## STATED EXERCISE
Exactly as written, quote every line that follows, skipping the images.

## MATERIAL PROVIDED
* * * * *
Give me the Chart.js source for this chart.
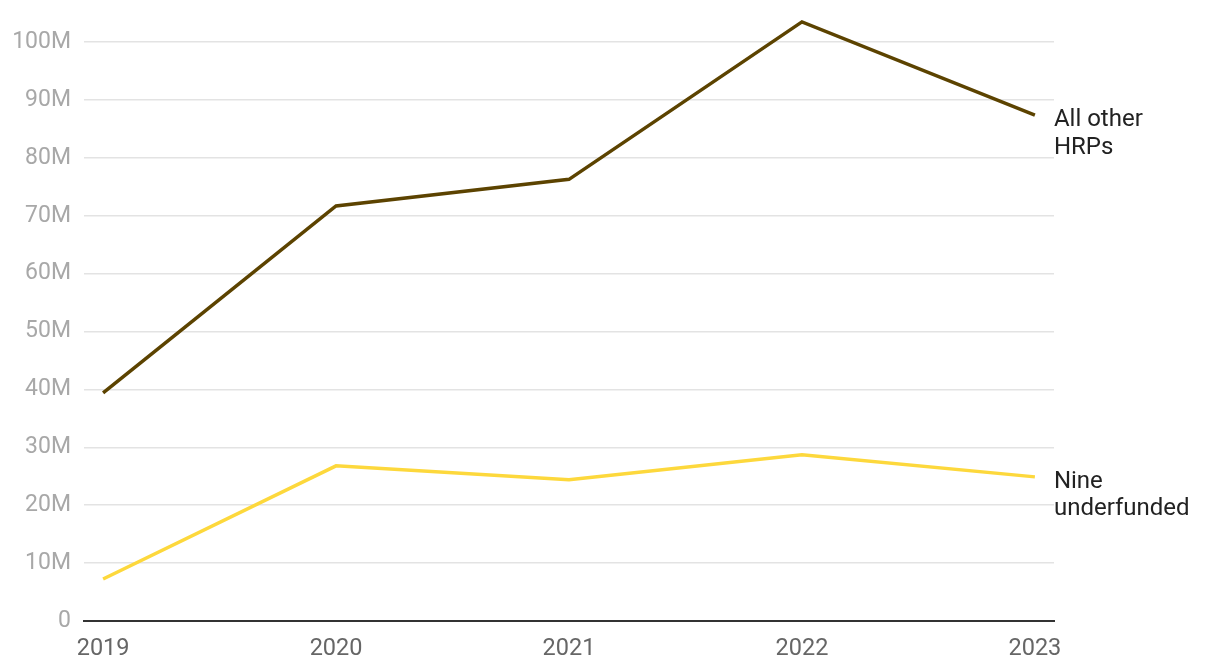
<!DOCTYPE html>
<html>
<head>
<meta charset="utf-8">
<script src="https://cdn.jsdelivr.net/npm/chart.js@4/dist/chart.umd.min.js"></script>
<style>
html,body{margin:0;padding:0;background:#fff;}
#wrap{width:1220px;height:672px;position:relative;}
</style>
</head>
<body>
<div id="wrap"><canvas id="c" width="1220" height="672"></canvas></div>
<script>
const years = [2019, 2020, 2021, 2022, 2023];
const allOtherHRPs = [39.4, 71.7, 76.3, 103.5, 87.4];
const nineUnderfunded = [7.25, 26.8, 24.4, 28.7, 24.9];
const yTicks = [0, 10, 20, 30, 40, 50, 60, 70, 80, 90, 100];
const seriesLabels = [["All other", "HRPs"], ["Nine", "underfunded"]];
const colors = ["#5c4300", "#fdd83c"];

const endLabels = {
  id: 'endLabels',
  afterDatasetsDraw(chart) {
    const ctx = chart.ctx;
    ctx.save();
    ctx.font = '24px Roboto';
    ctx.fillStyle = '#222';
    ctx.textBaseline = 'middle';
    ctx.textAlign = 'left';
    chart.data.datasets.forEach((ds, i) => {
      const meta = chart.getDatasetMeta(i);
      const pt = meta.data[meta.data.length - 1];
      const lines = seriesLabels[i];
      lines.forEach((t, j) => {
        ctx.fillText(t, pt.x + 19, pt.y + 5 + j * 27.5);
      });
    });
    ctx.restore();
  }
};

new Chart(document.getElementById('c'), {
  type: 'line',
  data: {
    datasets: [
      { data: years.map((y, i) => ({x: y, y: allOtherHRPs[i]})), borderColor: colors[0], borderWidth: 3.5, pointRadius: 0, tension: 0, fill: false },
      { data: years.map((y, i) => ({x: y, y: nineUnderfunded[i]})), borderColor: colors[1], borderWidth: 3.5, pointRadius: 0, tension: 0, fill: false }
    ]
  },
  options: {
    responsive: false,
    animation: false,
    layout: { padding: { top: 19, right: 166, left: 0, bottom: 0 } },
    plugins: { legend: { display: false }, tooltip: { enabled: false } },
    scales: {
      x: {
        type: 'linear',
        min: 2018.918,
        max: 2023.082,
        afterBuildTicks: (s) => { s.ticks = years.map(v => ({value: v})); },
        afterFit: (s) => { s.height = 51; s.paddingLeft = 0; s.paddingRight = 0; },
        grid: { display: false, drawTicks: false },
        border: { display: true, color: '#333', width: 2 },
        ticks: { color: '#666', font: { family: 'Roboto', size: 23.5 }, padding: 14, maxRotation: 0, autoSkip: false, callback: (v) => String(v) }
      },
      y: {
        min: 0,
        max: 104,
        afterBuildTicks: (s) => { s.ticks = yTicks.map(v => ({value: v})); },
        afterFit: (s) => { s.width = 84; s.paddingTop = 0; s.paddingBottom = 0; },
        grid: { color: '#e3e3e3', lineWidth: 1.5, drawTicks: false },
        border: { display: false },
        ticks: { color: '#a8a8a8', font: { family: 'Roboto', size: 23 }, padding: 13, callback: (v) => v === 0 ? '0' : v + 'M' }
      }
    }
  },
  plugins: [endLabels]
});
</script>
</body>
</html>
* * * * *
## FINISHED EXERCISE
Give me the Chart.js source for this chart.
<!DOCTYPE html>
<html>
<head>
<meta charset="utf-8">
<script src="https://cdn.jsdelivr.net/npm/chart.js@4/dist/chart.umd.min.js"></script>
<style>
html,body{margin:0;padding:0;background:#fff;}
#wrap{width:1220px;height:672px;position:relative;}
</style>
</head>
<body>
<div id="wrap"><canvas id="c" width="1220" height="672"></canvas></div>
<script>
const years = [2019, 2020, 2021, 2022, 2023];
const allOtherHRPs = [39.4, 71.7, 76.3, 103.5, 87.4];
const nineUnderfunded = [7.25, 26.8, 24.4, 28.7, 24.9];
const yTicks = [0, 10, 20, 30, 40, 50, 60, 70, 80, 90, 100];
const seriesLabels = [["All other", "HRPs"], ["Nine", "underfunded"]];
const colors = ["#5c4300", "#fdd83c"];

const endLabels = {
  id: 'endLabels',
  afterDatasetsDraw(chart) {
    const ctx = chart.ctx;
    ctx.save();
    ctx.font = '24px Roboto';
    ctx.fillStyle = '#222';
    ctx.textBaseline = 'middle';
    ctx.textAlign = 'left';
    chart.data.datasets.forEach((ds, i) => {
      const meta = chart.getDatasetMeta(i);
      const pt = meta.data[meta.data.length - 1];
      const lines = seriesLabels[i];
      lines.forEach((t, j) => {
        ctx.fillText(t, pt.x + 19, pt.y + 5 + j * 27.5);
      });
    });
    ctx.restore();
  }
};

new Chart(document.getElementById('c'), {
  type: 'line',
  data: {
    datasets: [
      { data: years.map((y, i) => ({x: y, y: allOtherHRPs[i]})), borderColor: colors[0], borderWidth: 3.5, pointRadius: 0, tension: 0, fill: false },
      { data: years.map((y, i) => ({x: y, y: nineUnderfunded[i]})), borderColor: colors[1], borderWidth: 3.5, pointRadius: 0, tension: 0, fill: false }
    ]
  },
  options: {
    responsive: false,
    animation: false,
    layout: { padding: { top: 19, right: 166, left: 0, bottom: 0 } },
    plugins: { legend: { display: false }, tooltip: { enabled: false } },
    scales: {
      x: {
        type: 'linear',
        min: 2018.918,
        max: 2023.082,
        afterBuildTicks: (s) => { s.ticks = years.map(v => ({value: v})); },
        afterFit: (s) => { s.height = 51; s.paddingLeft = 0; s.paddingRight = 0; },
        grid: { display: false, drawTicks: false },
        border: { display: true, color: '#333', width: 2 },
        ticks: { color: '#666', font: { family: 'Roboto', size: 23.5 }, padding: 14, maxRotation: 0, autoSkip: false, callback: (v) => String(v) }
      },
      y: {
        min: 0,
        max: 104,
        afterBuildTicks: (s) => { s.ticks = yTicks.map(v => ({value: v})); },
        afterFit: (s) => { s.width = 84; s.paddingTop = 0; s.paddingBottom = 0; },
        grid: { color: '#e3e3e3', lineWidth: 1.5, drawTicks: false },
        border: { display: false },
        ticks: { color: '#a8a8a8', font: { family: 'Roboto', size: 23 }, padding: 13, callback: (v) => v === 0 ? '0' : v + 'M' }
      }
    }
  },
  plugins: [endLabels]
});
</script>
</body>
</html>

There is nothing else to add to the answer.